Will Democrats effectively expose this retrograde GOP approach to health care? They should, but some will be tempted to reinforce Bush’s government/private distinction, to the extent that they support a single-payer system that would radically reduce or eliminate the public role of private insurers and/or providers. It’s a classic dilemma: do you hold the GOP responsible for the evils of the status quo, and propose a decisive break with it, or focus on the GOP’s intentions to make a decisive break with the status quo in precisely the wrong direction?
The entire subject may well offer a fateful decision for both parties.

2 comments on ““Philosophical Differences” On Health Care

  1. edkilgore on

    Albert:
    Yours is about the clearest expression possible for the policy argument in favor of a single-payer system.
    Politically, the advantage of this approach is its extraordinary simplicity.
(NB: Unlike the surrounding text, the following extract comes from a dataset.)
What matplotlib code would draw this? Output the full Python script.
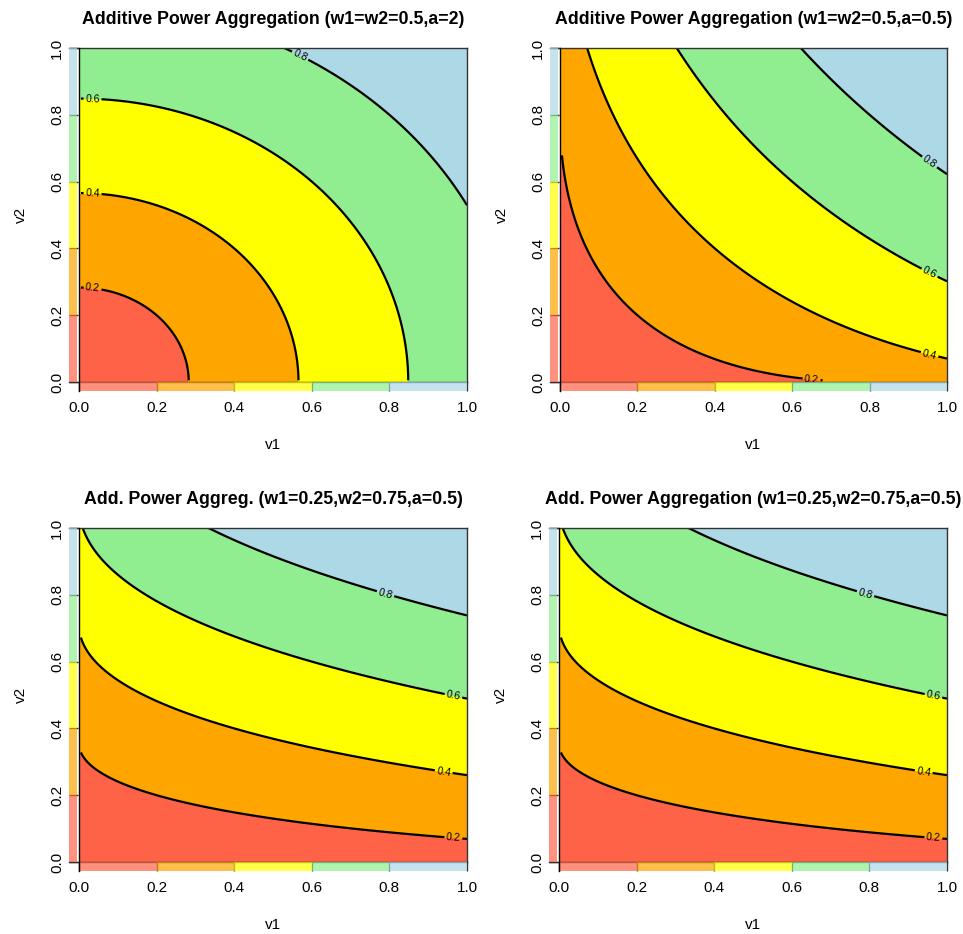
import numpy as np
import matplotlib
matplotlib.use("Agg")
import matplotlib.pyplot as plt
from matplotlib.patches import Rectangle
from matplotlib.colors import to_rgba

plt.rcParams["font.family"] = ["Liberation Sans", "DejaVu Sans"]

# panel parameters
titles = [
    "Additive Power Aggregation (w1=w2=0.5,a=2)",
    "Additive Power Aggregation (w1=w2=0.5,a=0.5)",
    "Add. Power Aggreg. (w1=0.25,w2=0.75,a=0.5)",
    "Add. Power Aggregation (w1=0.25,w2=0.75,a=0.5)",
]
w1_vals = [0.5, 0.5, 0.25, 0.25]
w2_vals = [0.5, 0.5, 0.75, 0.75]
a_vals = [2.0, 0.5, 0.5, 0.5]

levels = [0.0, 0.2, 0.4, 0.6, 0.8, 1.0]
fill_colors = ["tomato", "orange", "yellow", "lightgreen", "lightblue"]
tick_vals = [0.0, 0.2, 0.4, 0.6, 0.8, 1.0]
tick_labels = ["0.0", "0.2", "0.4", "0.6", "0.8", "1.0"]

# where along v1 the contour labels sit (level 0.2 .. 0.8)
label_v1 = [
    [0.035, 0.035, 0.035, 0.57],
    [0.65, 0.955, 0.955, 0.955],
    [0.965, 0.94, 0.965, 0.79],
    [0.965, 0.94, 0.965, 0.79],
]

W, H = 963, 934
# axes boxes in pixels: left, right, top, bottom
boxes = [
    (69, 467, 48, 382),
    (550, 947, 48, 382),
    (69, 467, 528, 862),
    (549, 947, 528, 862),
]
zero_px = 10  # gap between box edge and v1 = 0


def agg(v1, v2, w1, w2, a):
    return (w1 * v1 ** a + w2 * v2 ** a) ** (1.0 / a)


fig = plt.figure(figsize=(W / 100, H / 100), dpi=100)

g = np.linspace(0.005, 1, 500)
V1, V2 = np.meshgrid(g, g)

for i in range(4):
    l, r, t, b = boxes[i]
    ax = fig.add_axes([l / W, 1 - b / H, (r - l) / W, (b - t) / H])
    w1, w2, a = w1_vals[i], w2_vals[i], a_vals[i]
    Z = agg(V1, V2, w1, w2, a)

    x0 = -zero_px / (r - l - zero_px)
    strip_h = 9 / (b - t)
    xc = (0.5 - x0) / (1 - x0)  # centre of the plot region in axes fraction

    # fill from the axis edge so no gap shows at v1 = 0
    gx = np.concatenate([[0.0], g])
    GX, GY = np.meshgrid(gx, gx)
    Zf = np.zeros_like(GX)
    Zf[1:, 1:] = Z
    Zf[0, 1:] = Z[0]
    Zf[1:, 0] = Z[:, 0]
    Zf[0, 0] = Z[0, 0]
    ax.contourf(GX, GY, Zf, levels=[0, 0.2, 0.4, 0.6, 0.8, 1.0001], colors=fill_colors)
    cs = ax.contour(V1, V2, Z, levels=levels[1:-1], colors="black", linewidths=1.6)

    # label positions on each curve
    pos = []
    for k, lev in enumerate(levels[1:-1]):
        v1 = label_v1[i][k]
        v2 = ((lev ** a - w1 * v1 ** a) / w2) ** (1.0 / a)
        pos.append((v1, v2))
    ax.clabel(cs, fmt="%.1f", fontsize=7.5, inline=True, inline_spacing=2, manual=pos)

    # colour key strips along both axes
    for k in range(5):
        c = to_rgba(fill_colors[k], 0.7)
        ax.add_patch(Rectangle((x0, levels[k]), -x0 - 0.004, 0.2, color=c, lw=0, zorder=3))
        ax.add_patch(Rectangle((levels[k], -strip_h), 0.2, strip_h, color=c, lw=0,
                               clip_on=False, zorder=3))
    ax.plot([0, 0], [-strip_h, 1], color="black", lw=1.0, clip_on=False, zorder=4)

    ax.set_xlim(x0, 1)
    ax.set_ylim(0, 1)
    ax.spines["left"].set_visible(False)
    for s in ["top", "right", "bottom"]:
        ax.spines[s].set_linewidth(1.0)
        ax.spines[s].set_color("#333333")

    ax.set_xticks(tick_vals)
    ax.set_xticklabels(tick_labels)
    ax.set_yticks(tick_vals)
    ax.set_yticklabels(tick_labels, rotation=90, va="center")
    ax.tick_params(axis="x", direction="out", length=6.5, width=1.0, color="#333333",
                   labelsize=11, pad=7)
    ax.tick_params(axis="y", direction="in", length=6.5, width=1.0, color="#333333",
                   labelsize=11, pad=3.5)
    ax.set_xlabel("v1", fontsize=11, labelpad=17)
    ax.xaxis.label.set_x(xc)
    ax.set_ylabel("v2", fontsize=11, labelpad=16)
    ax.set_title(titles[i], fontsize=12.8, fontweight="bold", pad=17, x=xc)

fig.savefig("out.png", dpi=100)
The downsides, as you probably know, are (1) that even if it holds down overall health care costs, it would require a pretty steep tax increase initially, and (2) it does, as my post suggested, enable Republicans to disguise the fundamental radicalism of their position by posing as opponents of a “government takeover” of health care.
    Thanks for commenting. Please continue do so in the future.
    Ed Kilgore

    Reply
  2. Albert Whited on

    I think the SCHIP initiative should be viewed as a stop-gap measure at best, since it really pours money into the broken (private health insurance) scheme. Furthermore, the bill linking its support with tobacco taxes is non-sensical. Would we tell some kids they couldn’t be insured because there weren’t enough smokers this month?
    Raising taxes on tobacco sales is probably a good thing, since it serves as a disincentive to smoking generally. But to make a health care program contingent on it seems paradoxical. Health care should be funded–even if by transfering funds to private insurance companies–in the budget. Tobacco tax revenue may in part offset the budget. But, the two line items should not be linked.
    Ultimately, SCHIP and every other program that includes an insurance component is wasteful. That middle-man insurance industry is just inefficient fat in the system making health care more expensive for all.